# Felix's first nail clipping experience



## lehaley (Jun 25, 2011)

Felix's nails seem to be very slow growing, so I haven't needed to trim them until today. (I noticed two were curling downward a bit and got worried about them becoming ingrown.) I was able to get one nail in the tub and an entire foot sitting on the couch. I'll have to go back for the others later.

He doesn't look too pleased with me. :lol:


----------



## hanhan27 (May 12, 2011)

Hehehe... Whenever Milly sees the nail clippers, she tucks her feet under her and hides her face. :lol: And some people say hedgehogs aren't smart! She knows that clippers = annoying nail time with Mommy getting exasperated, and tweezers = yummy mealies from Mommy. :lol: 

Sounds like Felix is just a typical hog - not thrilled at all by pedicures.


----------



## lehaley (Jun 25, 2011)

It wasn't a very successful nail clipping. I tried to do it in the sink with a little water to discourage him from balling up, but he kept balling up anyway then sneezing. I got so paranoid about him aspirating water and getting a URI, I gave up on the bath approach.


----------



## jerseymike1126 (Jan 20, 2011)

hanhan27 said:


> Hehehe... Whenever Milly sees the nail clippers, she tucks her feet under her and hides her face. :lol: And some people say hedgehogs aren't smart!
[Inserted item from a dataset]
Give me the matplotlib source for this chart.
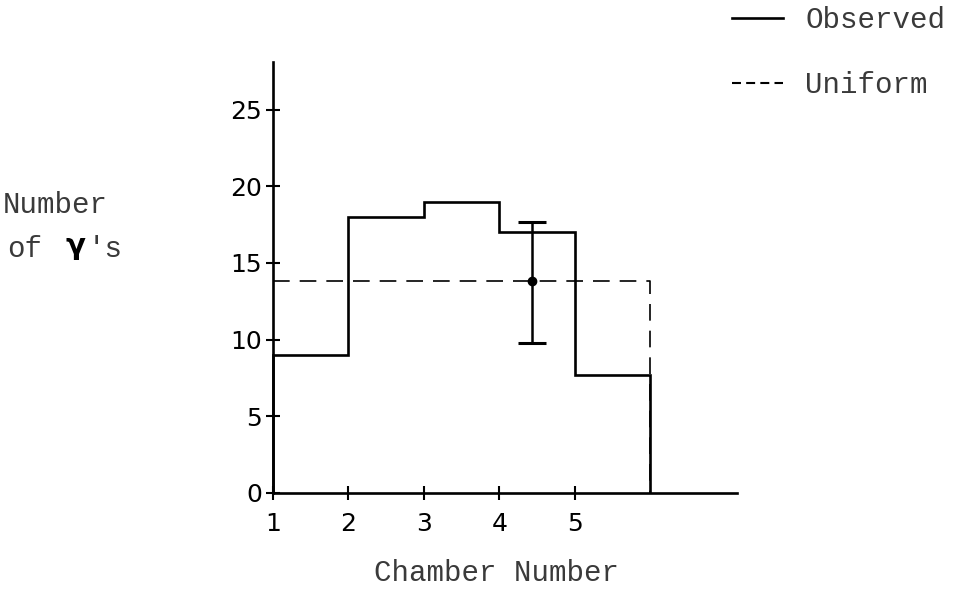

She knows that clippers = annoying nail time with Mommy getting exasperated, and tweezers = yummy mealies from Mommy. :lol:
> 
> Sounds like Felix is just a typical hog - not thrilled at all by pedicures.


you pick up your mealworms with tweezers? :lol:


----------



## lehaley (Jun 25, 2011)

jerseymike1126 said:


> hanhan27 said:
> 
> 
> > you pick up your mealworms with tweezers? :lol:


I usually fish them out of the container with a spoon. You can judge me all you want, but bugs are gross! :lol:


----------



## alyssinreality (Jan 18, 2012)

I cut Diggory's back nails tonight for the first time. For some reason they were really long but the fronts were fine. Which is good because I have no idea how I'm going to get to the front nails. I got both back feet successfully  He didn't even freak out too much, he just put his quills up a little and I think that's only cuz I wouldn't let him sqeeze out of my hand.


----------



## Hedgehog lover01 (Jan 10, 2012)

lehaley said:


> jerseymike1126 said:
> 
> 
> > hanhan27 said:
> ...


you are so right those bugs are gross i use twezers too luly turns out he dosent like them


----------



## lehaley (Jun 25, 2011)

alyssinreality said:


> I cut Diggory's back nails tonight for the first time. For some reason they were really long but the fronts were fine. Which is good because I have no idea how I'm going to get to the front nails. I got both back feet successfully  He didn't even freak out too much, he just put his quills up a little and I think that's only cuz I wouldn't let him sqeeze out of my hand.


I actually started with Felix's front feet today because I knew they'd probably be the hardest to get a hold of. I managed to get an entire foot and then the nail that was curling inward slightly on the other front foot. I wanted to keep going, but I could tell I was driving him completely nuts so I decided to wait on the rest. I think I'm going to attempt to distract him with food next time.


----------



## hanhan27 (May 12, 2011)

jerseymike1126 said:


> hanhan27 said:
> 
> 
> > Hehehe... Whenever Milly sees the nail clippers, she tucks her feet under her and hides her face. :lol: And some people say hedgehogs aren't smart! She knows that clippers = annoying nail time with Mommy getting exasperated, and tweezers = yummy mealies from Mommy. :lol:
> ...


Heck yes I do! Mealworms disgust me. I literally almost puked the first time I accidentally touched one. :shock:


----------



## jerseymike1126 (Jan 20, 2011)

I give you guys a lot of credit. It shows you really love your pet


----------



## hanhan27 (May 12, 2011)

lehaley said:


> I actually started with Felix's front feet today because I knew they'd probably be the hardest to get a hold of. I managed to get an entire foot and then the nail that was curling inward slightly on the other front foot. I wanted to keep going, but I could tell I was driving him completely nuts so I decided to wait on the rest. I think I'm going to attempt to distract him with food next time.


I have more trouble with the front feet too. The best method I've found for Milly is to sit at a table, set her down in front of me with her butt against my chest... then I slide my hand under her, get some leverage by holding my hand across her underside with her front legs hanging over my hand, and clip as fast as humanly possible. Sometimes she's extra fussy and this doesn't work, so I put her on her back and touch her sides (which she hates) until she balls up a little bit, and clip the front nails that way. Nail clipping is such a dramatic process with hedgehogs :lol:



jerseymike1126 said:


> I give you guys a lot of credit. It shows you really love your pet


Of course! Although, Milly doesn't really appreciate it when I accidentally touch a mealworm and proceed to shriek and start gagging. :lol:


----------



## lehaley (Jun 25, 2011)

jerseymike1126 said:


> I give you guys a lot of credit. It shows you really love your pet


 :lol: Haha, well thank you.  I can still remember the look of shock on my boyfriend's face when I pulled a container of live mealworms out of my fridge. I believe he said something along the lines of, "Lauren, I've seen you run out of the bathroom screaming because there was a spider in the shower!".


----------